Si todo lo que han vivido los argentinos no ha sido suficiente aún como para formar una masa social determinada que tenga la fuerza suficiente para identificar impostores y para distinguir quiénes son los que empiezan la violencia, quiénes usan la violencia y quiénes instigan a la violencia, entonces habrá que concluir que el argentino es un pueblo que no aprende con nada.
La sola posibilidad que un conjunto de imberbes vuelva a ser el ariete con el cual el dramático cambio que necesita la sociedad es abortado, es de una alarmante gravedad. También lo es que los argentinos vuelvan a creer la indignante mentira de que la “gratuidad” de la universidad beneficia a los hijos de los obreros. Pocas mentiras han sido más flagrantes que esa: los números demuestran más allá de toda duda que allí no llegan los “hijos de los obreros” y de que el presupuesto público se malgasta en subsidiar a quienes vienen de pagar colegios privados o en los que podrían hacerse cargo de “bancar” ellos (con la de ellos) a un chico sin recuirsos que quiera estudiar.

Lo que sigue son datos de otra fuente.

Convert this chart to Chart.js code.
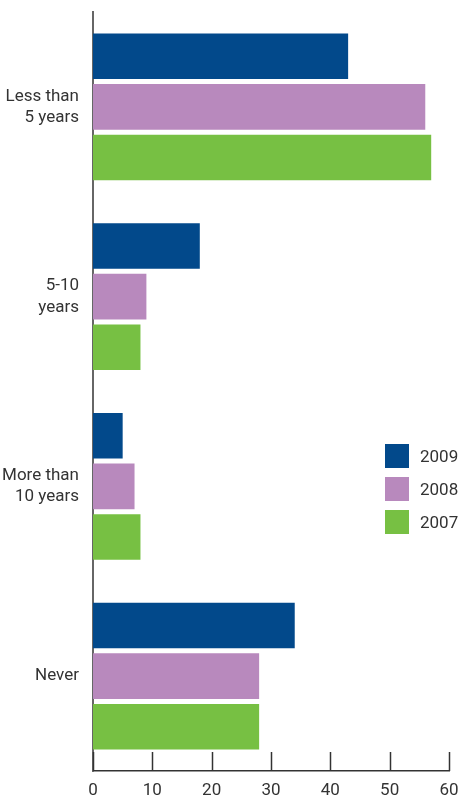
<!DOCTYPE html>
<html>
<head>
<meta charset="utf-8">
<script src="https://cdn.jsdelivr.net/npm/chart.js@4/dist/chart.umd.min.js"></script>
<style>
  html,body{margin:0;padding:0;background:#fff;}
  #wrap{position:relative;width:459px;height:799px;}
  #legend{position:absolute;left:385px;top:444px;font:17px Roboto,sans-serif;color:#333;}
  .lg-row{display:flex;align-items:center;height:24px;margin-bottom:9px;}
  .lg-box{width:24px;height:24px;margin-right:11px;}
</style>
</head>
<body>
<div id="wrap">
  <canvas id="c" width="459" height="799"></canvas>
  <div id="legend"></div>
</div>
<script>
const categories = [['Less than','5 years'], ['5-10','years'], ['More than','10 years'], ['Never']];
const seriesNames = ['2009', '2008', '2007'];
const values2009 = [43, 18, 5, 34];
const values2008 = [56, 9, 7, 28];
const values2007 = [57, 8, 8, 28];
const xTicks = [0, 10, 20, 30, 40, 50, 60];
const COLORS = ['#02498b', '#b889bd', '#77c043'];
const FONT = 'Roboto, sans-serif';

const series = [values2009, values2008, values2007];

// tick marks drawn upward from the x axis line
const innerTicks = {
  id: 'innerTicks',
  afterDraw(chart){
    const x = chart.scales.x, ctx = chart.ctx, b = chart.chartArea.bottom;
    ctx.save();
    ctx.strokeStyle = '#333'; ctx.lineWidth = 1.5;
    xTicks.forEach(v=>{
      const px = Math.round(x.getPixelForValue(v)) + 0.5;
      ctx.beginPath(); ctx.moveTo(px, b - 19); ctx.lineTo(px, b); ctx.stroke();
    });
    ctx.restore();
  }
};

new Chart(document.getElementById('c').getContext('2d'), {
  type: 'bar',
  data: {
    labels: categories,
    datasets: series.map((d,i)=>({
      label: seriesNames[i], data: d, backgroundColor: COLORS[i],
      borderWidth: 0, categoryPercentage: 0.8, barPercentage: 0.9
    }))
  },
  options: {
    indexAxis: 'y',
    responsive: false,
    animation: false,
    layout: { padding: { top: 12, right: 10, left: 0, bottom: 0 } },
    plugins: { legend: { display: false }, tooltip: { enabled: false } },
    scales: {
      x: {
        min: 0, max: 60,
        afterBuildTicks: s => { s.ticks = xTicks.map(v=>({value:v})); },
        afterFit: s => { s.height = 28; s.paddingRight = 0; s.paddingLeft = 0; },
        grid: { display: false },
        border: { display: true, color: '#333', width: 1.5 },
        ticks: { padding: 2, color: '#333', font: { family: FONT, size: 17 } }
      },
      y: {
        afterFit: s => { s.width = 93; s.paddingTop = 0; s.paddingBottom = 0; },
        grid: { display: false },
        border: { display: true, color: '#666', width: 2 },
        ticks: { padding: 6, color: '#333', font: { family: FONT, size: 17, lineHeight: 1.25 } }
      }
    }
  },
  plugins: [innerTicks]
});

document.getElementById('legend').innerHTML = seriesNames.map((n,i)=>
  `<div class="lg-row"><span class="lg-box" style="background:${COLORS[i]}"></span><span>${n}</span></div>`
).join('');
</script>
</body>
</html>
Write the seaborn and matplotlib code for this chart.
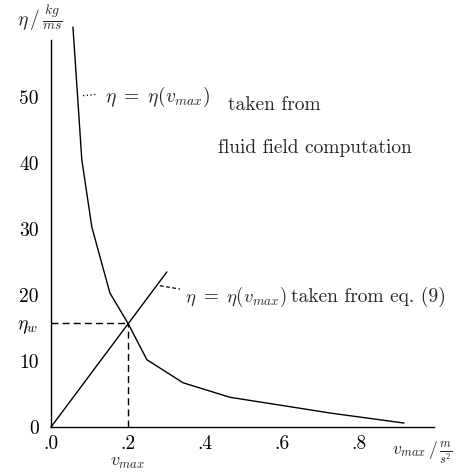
import matplotlib
matplotlib.use("Agg")
import matplotlib.pyplot as plt
import seaborn as sns
import pandas as pd

# ---- data ----
fluid_x = [0.057, 0.080, 0.106, 0.153, 0.200, 0.249, 0.343, 0.465, 0.640, 0.727, 0.917]
fluid_y = [60.6, 40.5, 30.3, 20.3, 15.7, 10.2, 6.7, 4.5, 2.9, 2.1, 0.6]
eq_x = [0.0, 0.301]
eq_y = [0.0, 23.5]
v_max_w = 0.2
eta_w = 15.7
x_ticks = [0.0, 0.2, 0.4, 0.6, 0.8]
x_tick_labels = [".0", ".2", ".4", ".6", ".8"]
y_ticks = [0, 10, 20, 30, 40, 50]
y_tick_labels = ["0", "10", "20", "30", "40", "50"]

sns.set_style("white")
plt.rcParams["font.family"] = ["cmr10", "DejaVu Serif"]
plt.rcParams["mathtext.fontset"] = "cm"
plt.rcParams["axes.unicode_minus"] = False

fig = plt.figure(figsize=(4.62, 4.75), dpi=100)
ax = fig.add_axes([51 / 462, 48 / 475, 385 / 462, 400 / 475])

df_fluid = pd.DataFrame({"v": fluid_x, "eta": fluid_y})
df_eq = pd.DataFrame({"v": eq_x, "eta": eq_y})
sns.lineplot(data=df_fluid, x="v", y="eta", ax=ax, color="black", lw=1.0, sort=False,
             clip_on=False)
sns.lineplot(data=df_eq, x="v", y="eta", ax=ax, color="black", lw=1.0, sort=False,
             clip_on=False)

# dashed guide lines to the intersection
ax.plot([0, v_max_w], [eta_w, eta_w], color="black", lw=1.0, ls=(0, (5, 3)))
ax.plot([v_max_w, v_max_w], [0, eta_w], color="black", lw=1.0, ls=(0, (5, 3)))

ax.set_xlim(0, 1.0)
ax.set_ylim(0, 60.6)
ax.set_xlabel("")
ax.set_ylabel("")
for s in ["top", "right"]:
    ax.spines[s].set_visible(False)
for s in ["left", "bottom"]:
    ax.spines[s].set_color("black")
    ax.spines[s].set_linewidth(1.0)
ax.spines["left"].set_bounds(0, 58.6)
ax.spines["bottom"].set_bounds(0, 0.995)

ax.set_xticks(x_ticks)
ax.set_xticklabels(x_tick_labels)
ax.set_yticks(y_ticks + [eta_w])
ax.set_yticklabels(y_tick_labels + [r"$\eta_w$"])
ax.tick_params(axis="both", length=0, labelsize=14, colors="black")
ax.tick_params(axis="y", pad=9)
ax.tick_params(axis="x", pad=6)

# axis labels
ax.text(-0.088, 62.0, r"$\eta\,/\,\frac{kg}{ms}$", fontsize=14, ha="left", va="center",
        clip_on=False)
ax.text(0.885, -3.9, r"$v_{max}\,/\,\frac{m}{s^2}$", fontsize=12.5, ha="left", va="center",
        clip_on=False)
ax.text(v_max_w, -5.5, r"$v_{max}$", fontsize=13, ha="center", va="center", clip_on=False)

# annotation 1
ax.plot([0.083, 0.122], [50.2, 50.4], color="black", lw=0.9, ls=(0, (1, 2)))
ax.text(0.140, 50.0, r"$\eta\ =\ \eta(v_{max})$", fontsize=14, ha="left", va="center")
ax.text(0.460, 48.8, "taken from", fontsize=14, ha="left", va="center")
ax.text(0.434, 42.3, "fluid field computation", fontsize=14, ha="left", va="center")

# annotation 2
ax.plot([0.283, 0.335], [21.4, 20.9], color="black", lw=0.9, ls=(0, (3, 2)))
ax.text(0.348, 19.7, r"$\eta\ =\ \eta(v_{max})$", fontsize=13.5, ha="left", va="center")
ax.text(0.624, 19.7, "taken from eq. (9)", fontsize=14, ha="left", va="center")

fig.savefig("out.png", dpi=100)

Pero claro “con la mía no se jode”: mejor disimulemos todo en el barro del colectivismo para que yo me la pueda dar de socialista con la guita de los demás.
Ante estos evidentes amagues, ya mismo, todos los medios de comunicación, las fuerzas vivas de la sociedad, las asociaciones civiles, las asociaciones profesionales, los representantes de las principales instituciones del país deberían estar señalando a ese foco de revolucionarios de pacotilla como el embrión que quiere producir disturbios, agitar la discordia y generar el tumulto en el que puedan pescar algún beneficio.
El solo hecho de que, no solo no se está produciendo esa saludable consecuencia, sino que haya muchos que pretenden equiparar las reacciones del presidente a las acciones destituyentes de estos sectores “foquistas”, enciende una poderosa señal de alarma en la Argentina.
El país, con todo lo que vivió en su historia, se supone que ya debería haber desarrollado esa gimnasia subconsciente que le permita separar la paja del trigo y distinguir drásticamente a aquellos que comienzan la violencia de aquellos que la identifican y la enfrentan.